Problem:
Extract the opening line of the entries and every line after it, stopping at and including the line that contains "from matplotlib.colors import". Do not include pictures.

==================================================

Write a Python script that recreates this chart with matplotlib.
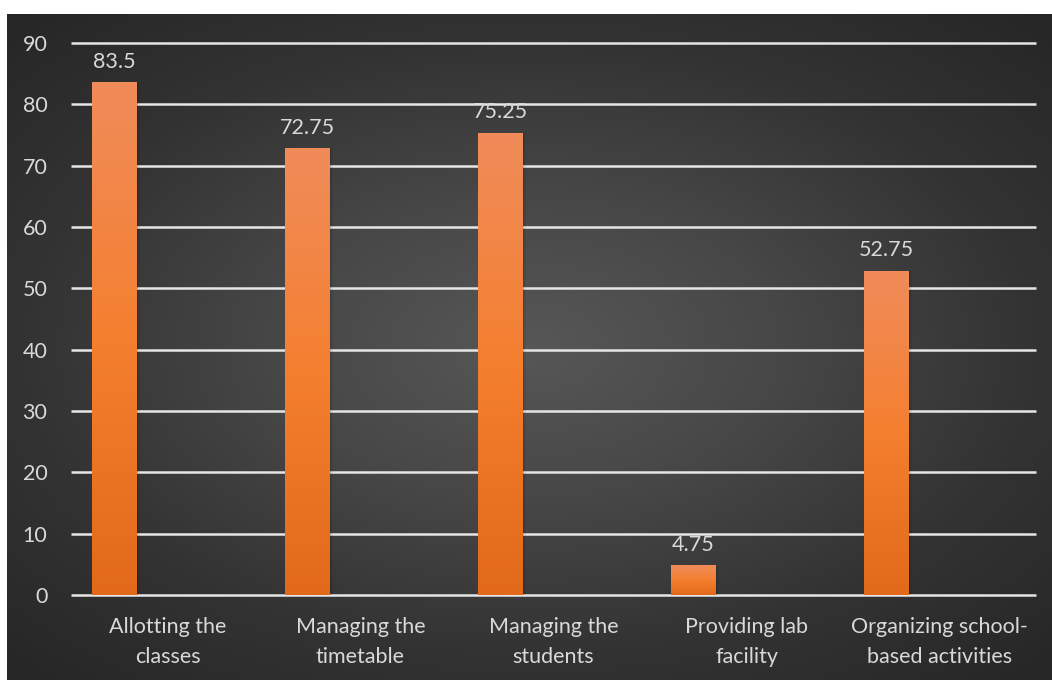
import matplotlib
matplotlib.use("Agg")
import matplotlib.pyplot as plt
import numpy as np
from matplotlib.colors import LinearSegmentedColormap

plt.rcParams["font.family"] = ["Lato", "DejaVu Sans"]

# Data
categories = [
    "Allotting the\nclasses",
    "Managing the\ntimetable",
    "Managing the\nstudents",
    "Providing lab\nfacility",
    "Organizing school-\nbased activities",
]
values = [83.5, 72.75, 75.25, 4.75, 52.75]
yticks = [0, 10, 20, 30, 40, 50, 60, 70, 80, 90]

text_color = "#d9d9d9"
bar_offset = -0.277
bar_width = 0.228
fsize = 15.5

W, H = 1052, 680
fig = plt.figure(figsize=(W / 100, H / 100), dpi=100, facecolor="white")

# Dark radial background panel
bg = fig.add_axes([7 / W, 0, (W - 7) / W, (H - 14) / H])
bg.set_axis_off()
yy, xx = np.mgrid[-1:1:400j, -1:1:600j]
r = np.sqrt(xx ** 2 + (yy * 1.05) ** 2)
r = np.clip(r / 1.45, 0, 1)
bg_cmap = LinearSegmentedColormap.from_list("bg", ["#575757", "#474747", "#333333", "#262626"])
bg.imshow(r, cmap=bg_cmap, aspect="auto", extent=[0, 1, 0, 1], vmin=0, vmax=1)
bg.set_xlim(0, 1)
bg.set_ylim(0, 1)

# Main chart
ax = fig.add_axes([71 / W, 85 / H, (1036 - 71) / W, (595 - 43) / H])
ax.patch.set_alpha(0)
for s in ax.spines.values():
    s.set_visible(False)

# Gridlines
ax.hlines(yticks, -0.5, len(categories) - 0.5, colors="#e6e6e6", linewidth=1.8,
          zorder=1, clip_on=False)

bar_cmap = LinearSegmentedColormap.from_list("bar", ["#e2691a", "#f47f2f", "#f08c5a"])
grad = np.linspace(0, 1, 256).reshape(-1, 1)

xs = np.arange(len(categories))
bars = ax.bar(xs + bar_offset, values, width=bar_width, color="none", zorder=3)
for rect, v in zip(bars, values):
    x0 = rect.get_x()
    x1 = x0 + rect.get_width()
    # soft shadow to the right of the bar
    for k, a in enumerate([0.18, 0.12, 0.06]):
        ax.add_patch(plt.Rectangle((x1, 0), 0.006 * (k + 1), v, color="black",
                                   alpha=a, lw=0, zorder=2))
    ax.imshow(grad, cmap=bar_cmap, aspect="auto", origin="lower",
              extent=[x0, x1, 0, v], zorder=3)
    ax.annotate(f"{v:g}", (x0 + rect.get_width() / 2, v),
                xytext=(0, 8), textcoords="offset points", ha="center",
                va="bottom", color=text_color, fontsize=fsize)

ax.set_xlim(-0.5, len(categories) - 0.5)
ax.set_ylim(0, 90)

ax.set_yticks(yticks)
ax.set_yticklabels([str(t) for t in yticks])
ax.set_xticks(xs)
ax.set_xticklabels(categories, linespacing=1.6)
ax.tick_params(axis="y", length=0, pad=17, labelsize=fsize, labelcolor=text_color)
ax.tick_params(axis="x", length=0, pad=16, labelsize=fsize, labelcolor=text_color)

fig.savefig("out.png", dpi=100, facecolor="white")
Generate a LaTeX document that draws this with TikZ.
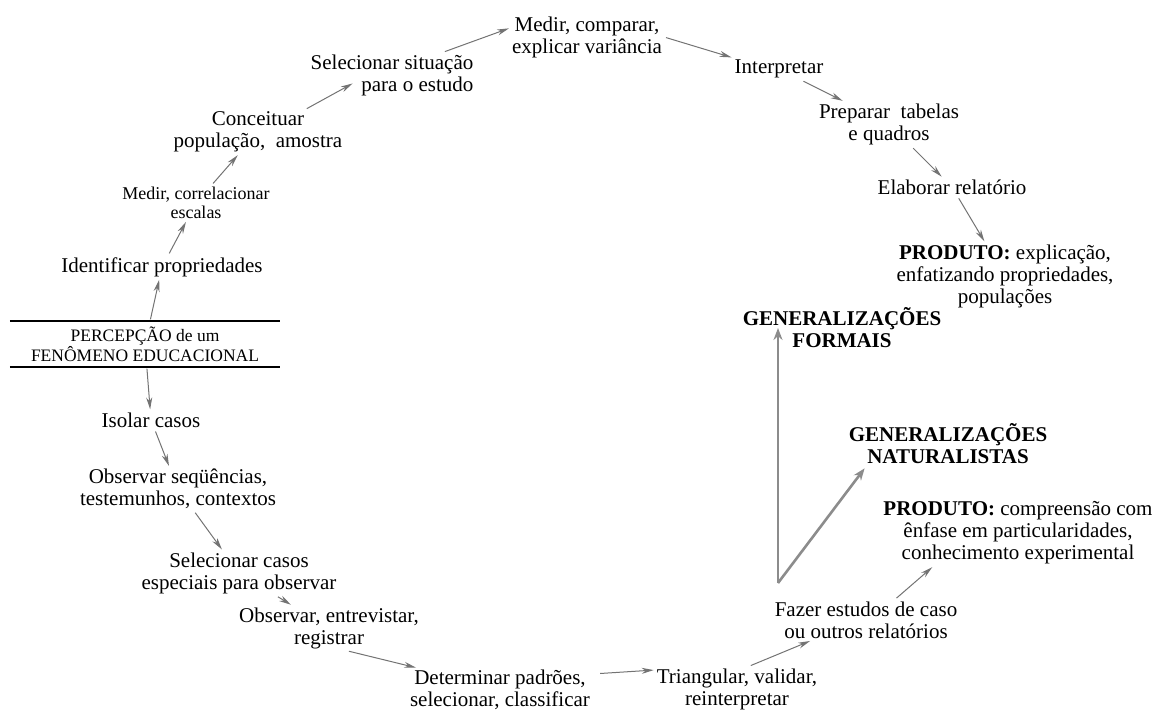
\documentclass[tikz,border=0pt]{standalone}
\usepackage{fontspec}
\setmainfont{Liberation Serif}
\usetikzlibrary{arrows.meta}

\tikzset{
  passo/.style={align=center, inner sep=2pt, font=\fontsize{21}{22}\selectfont},
  passopeq/.style={align=center, inner sep=2pt, font=\fontsize{18}{19}\selectfont},
  geral/.style={align=center, inner sep=2pt, font=\bfseries\fontsize{21}{22}\selectfont},
  seta/.style={draw=black!55, line width=1pt, -{Stealth[length=12pt,width=6pt]}, shorten <=2pt, shorten >=1pt},
  setagrossa/.style={draw=black!45, line width=2.6pt, -{Stealth[length=12pt,width=9pt]}},
}

\begin{document}
\begin{tikzpicture}[x=1pt,y=-1pt]
  \useasboundingbox (0,0) rectangle (1158,715);

  % ponto de partida
  \node[passopeq, minimum width=270pt, minimum height=45pt, font=\fontsize{17.5}{18}\selectfont] (perc) at (145,344) {PERCEPÇÃO de um\\FENÔMENO EDUCACIONAL};
  \draw[line width=2.2pt] (perc.north west) -- (perc.north east);
  \draw[line width=2.2pt] (perc.south west) -- (perc.south east);

  % ramo de cima
  \node[passo] (ident) at (162,267) {Identificar propriedades};
  \node[passopeq] (medcor) at (196,203) {Medir, correlacionar\\escalas};
  \node[passo] (conc) at (258,132) {Conceituar\hspace{34pt}\\população,\ \ amostra};
  \node[passo, align=right] (sel) at (392,75) {Selecionar situação\\para o estudo};
  \node[passo] (medcomp) at (587,37) {Medir, comparar,\\explicar variância};
  \node[passo] (interp) at (779,69) {Interpretar};
  \node[passo] (prep) at (889,124) {Preparar\ \ tabelas\\e quadros};
  \node[passo] (elab) at (952,187) {Elaborar relatório};
  \node[passo] (prod1) at (1005,276) {\textbf{PRODUTO:} explicação,\\enfatizando propriedades,\\populações};
  \node[geral] (genf) at (842,328) {GENERALIZAÇÕES\\FORMAIS};

  % ramo de baixo
  \node[passo] (isolar) at (151,420) {Isolar casos};
  \node[passo] (obsseq) at (178,489) {Observar seqüências,\\testemunhos, contextos};
  \node[passo] (selcasos) at (239,573) {Selecionar casos\\especiais para observar};
  \node[passo] (obs) at (329,628) {Observar, entrevistar,\\registrar};
  \node[passo] (det) at (500,690) {Determinar padrões,\\selecionar, classificar};
  \node[passo] (triang) at (737,689) {Triangular, validar,\\reinterpretar};
  \node[passo] (fazer) at (866,620) {Fazer estudos de caso\\ou outros relatórios};
  \node[passo] (prod2) at (1018,533) {\textbf{PRODUTO:} compreensão com\\ênfase em particularidades,\\conhecimento experimental};
  \node[geral] (gennat) at (948,444) {GENERALIZAÇÕES\\NATURALISTAS};
  \coordinate (raiz) at (778,583);

  % setas de cima
  \draw[seta] (perc) -- (ident);
  \draw[seta] (ident) -- (medcor);
  \draw[seta] (medcor) -- (conc);
  \draw[seta] ([xshift=47pt]conc.north) -- ([xshift=45pt,yshift=-8pt]sel.west);
  \draw[seta] ([xshift=51pt]sel.north) -- ([yshift=9pt]medcomp.west);
  \draw[seta] (medcomp.east) -- (interp.north west);
  \draw[seta] (interp) -- (prep);
  \draw[seta] (prep) -- (elab);
  \draw[seta] (elab) -- (prod1);

  % setas de baixo
  \draw[seta] (perc) -- (isolar);
  \draw[seta] (isolar) -- (obsseq);
  \draw[seta] (obsseq) -- (selcasos);
  \draw[seta] (selcasos) -- (obs);
  \draw[seta] ([xshift=18pt]obs.south) -- ([xshift=-83pt]det.north);
  \draw[seta, shorten <=8pt] ([yshift=16pt]det.east) -- ([yshift=19pt]triang.west);
  \draw[seta] ([xshift=12pt]triang.north) -- ([xshift=-55pt]fazer.south);
  \draw[seta] ([xshift=29pt]fazer.north) -- ([xshift=-85pt]prod2.south);

  % generalizacoes
  \draw[setagrossa] (raiz) -- (raiz |- genf);
  \draw[setagrossa] (raiz) -- ([xshift=18pt,yshift=-2pt]gennat.south west);
\end{tikzpicture}
\end{document}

==================================================

Reply to the task:
Write a Python script that recreates this chart with matplotlib.
import matplotlib
matplotlib.use("Agg")
import matplotlib.pyplot as plt
import numpy as np
from matplotlib.colors import LinearSegmentedColormap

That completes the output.